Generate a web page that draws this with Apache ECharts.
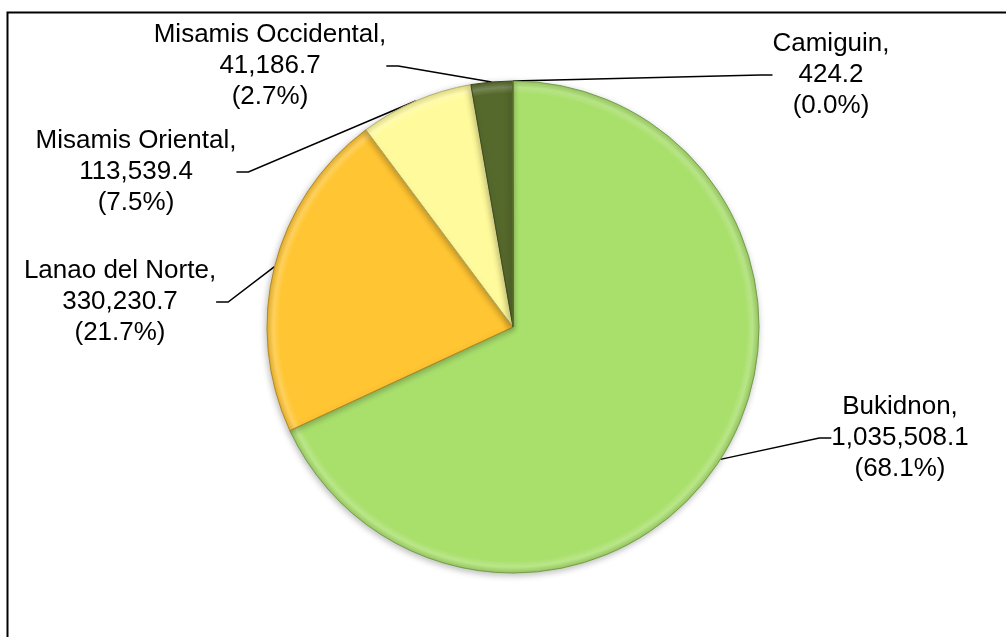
<!DOCTYPE html>
<html>
<head>
<meta charset="utf-8">
<script src="https://cdn.jsdelivr.net/npm/echarts@6/dist/echarts.min.js"></script>
<style>
html,body{margin:0;padding:0;background:#fff;}
#chart{width:1006px;height:637px;}
</style>
</head>
<body>
<div id="chart"></div>
<script>
const categories = ['Bukidnon', 'Lanao del Norte', 'Misamis Oriental', 'Misamis Occidental', 'Camiguin'];
const values = [1035508.1, 330230.7, 113539.4, 41186.7, 424.2];

// styling (not data)
const colors = ['#A9E06C', '#FFC533', '#FFFB9C', '#56692C', '#7E9A3C'];
const labelPos = [[900, 438], [120, 302], [136, 172], [270, 66], [831, 75]];

const CX = 513, CY = 327, R = 246;
const total = values.reduce((a, b) => a + b, 0);

function shade(hex, f) {
  const n = parseInt(hex.slice(1), 16);
  let r = (n >> 16) & 255, g = (n >> 8) & 255, b = n & 255;
  const m = c => Math.max(0, Math.min(255, Math.round(f >= 0 ? c + (255 - c) * f : c * (1 + f))));
  return 'rgb(' + m(r) + ',' + m(g) + ',' + m(b) + ')';
}

const chart = echarts.init(document.getElementById('chart'), null, {renderer: 'canvas'});

const data = categories.map((name, i) => ({
  name: name,
  value: values[i],
  itemStyle: {
    color: new echarts.graphic.RadialGradient(CX, CY, R, [
      {offset: 0, color: colors[i]},
      {offset: 0.95, color: colors[i]},
      {offset: 0.975, color: shade(colors[i], 0.2)},
      {offset: 1, color: shade(colors[i], -0.1)}
    ], true),
    borderColor: shade(colors[i], -0.3),
    borderWidth: 1
  }
}));

chart.setOption({
  animation: false,
  backgroundColor: '#ffffff',
  graphic: [{
    type: 'rect',
    silent: true,
    z: 100,
    shape: {x: 7.5, y: 12.5, width: 1100, height: 700},
    style: {fill: 'none', stroke: '#000', lineWidth: 2}
  }],
  series: [{
    type: 'pie',
    center: [CX, CY],
    radius: R,
    startAngle: 90,
    clockwise: true,
    avoidLabelOverlap: false,
    data: data,
    itemStyle: {
      shadowBlur: 6,
      shadowColor: 'rgba(0,0,0,0.25)',
      shadowOffsetX: -1,
      shadowOffsetY: 2
    },
    label: {
      show: true,
      position: 'outside',
      color: '#000',
      fontFamily: 'Liberation Sans, Arial, sans-serif',
      fontSize: 26,
      lineHeight: 31,
      align: 'center',
      formatter: function (p) {
        const v = p.value.toLocaleString('en-US', {minimumFractionDigits: 1, maximumFractionDigits: 1});
        const pct = (p.value / total * 100).toFixed(1);
        return p.name + ',\n' + v + '\n(' + pct + '%)';
      }
    },
    labelLine: {
      show: true,
      length: 20,
      length2: 12,
      smooth: false,
      lineStyle: {color: '#000', width: 1.5}
    },
    labelLayout: function (params) {
      const pos = labelPos[params.dataIndex];
      return {
        x: pos[0],
        y: pos[1],
        align: 'center',
        verticalAlign: 'middle',
        hideOverlap: false,
        moveOverlap: null
      };
    }
  }]
});
</script>
</body>
</html>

══════════════════════════════

Restate the data above word for word. Skip every picture.

| EXERCISE ANSWER |
Generate a web page that draws this with Apache ECharts.
<!DOCTYPE html>
<html>
<head>
<meta charset="utf-8">
<script src="https://cdn.jsdelivr.net/npm/echarts@6/dist/echarts.min.js"></script>
<style>
html,body{margin:0;padding:0;background:#fff;}
#chart{width:1006px;height:637px;}
</style>
</head>
<body>
<div id="chart"></div>
<script>
const categories = ['Bukidnon', 'Lanao del Norte', 'Misamis Oriental', 'Misamis Occidental', 'Camiguin'];
const values = [1035508.1, 330230.7, 113539.4, 41186.7, 424.2];

// styling (not data)
const colors = ['#A9E06C', '#FFC533', '#FFFB9C', '#56692C', '#7E9A3C'];
const labelPos = [[900, 438], [120, 302], [136, 172], [270, 66], [831, 75]];

const CX = 513, CY = 327, R = 246;
const total = values.reduce((a, b) => a + b, 0);

function shade(hex, f) {
  const n = parseInt(hex.slice(1), 16);
  let r = (n >> 16) & 255, g = (n >> 8) & 255, b = n & 255;
  const m = c => Math.max(0, Math.min(255, Math.round(f >= 0 ? c + (255 - c) * f : c * (1 + f))));
  return 'rgb(' + m(r) + ',' + m(g) + ',' + m(b) + ')';
}

const chart = echarts.init(document.getElementById('chart'), null, {renderer: 'canvas'});

const data = categories.map((name, i) => ({
  name: name,
  value: values[i],
  itemStyle: {
    color: new echarts.graphic.RadialGradient(CX, CY, R, [
      {offset: 0, color: colors[i]},
      {offset: 0.95, color: colors[i]},
      {offset: 0.975, color: shade(colors[i], 0.2)},
      {offset: 1, color: shade(colors[i], -0.1)}
    ], true),
    borderColor: shade(colors[i], -0.3),
    borderWidth: 1
  }
}));

chart.setOption({
  animation: false,
  backgroundColor: '#ffffff',
  graphic: [{
    type: 'rect',
    silent: true,
    z: 100,
    shape: {x: 7.5, y: 12.5, width: 1100, height: 700},
    style: {fill: 'none', stroke: '#000', lineWidth: 2}
  }],
  series: [{
    type: 'pie',
    center: [CX, CY],
    radius: R,
    startAngle: 90,
    clockwise: true,
    avoidLabelOverlap: false,
    data: data,
    itemStyle: {
      shadowBlur: 6,
      shadowColor: 'rgba(0,0,0,0.25)',
      shadowOffsetX: -1,
      shadowOffsetY: 2
    },
    label: {
      show: true,
      position: 'outside',
      color: '#000',
      fontFamily: 'Liberation Sans, Arial, sans-serif',
      fontSize: 26,
      lineHeight: 31,
      align: 'center',
      formatter: function (p) {
        const v = p.value.toLocaleString('en-US', {minimumFractionDigits: 1, maximumFractionDigits: 1});
        const pct = (p.value / total * 100).toFixed(1);
        return p.name + ',\n' + v + '\n(' + pct + '%)';
      }
    },
    labelLine: {
      show: true,
      length: 20,
      length2: 12,
      smooth: false,
      lineStyle: {color: '#000', width: 1.5}
    },
    labelLayout: function (params) {
      const pos = labelPos[params.dataIndex];
      return {
        x: pos[0],
        y: pos[1],
        align: 'center',
        verticalAlign: 'middle',
        hideOverlap: false,
        moveOverlap: null
      };
    }
  }]
});
</script>
</body>
</html>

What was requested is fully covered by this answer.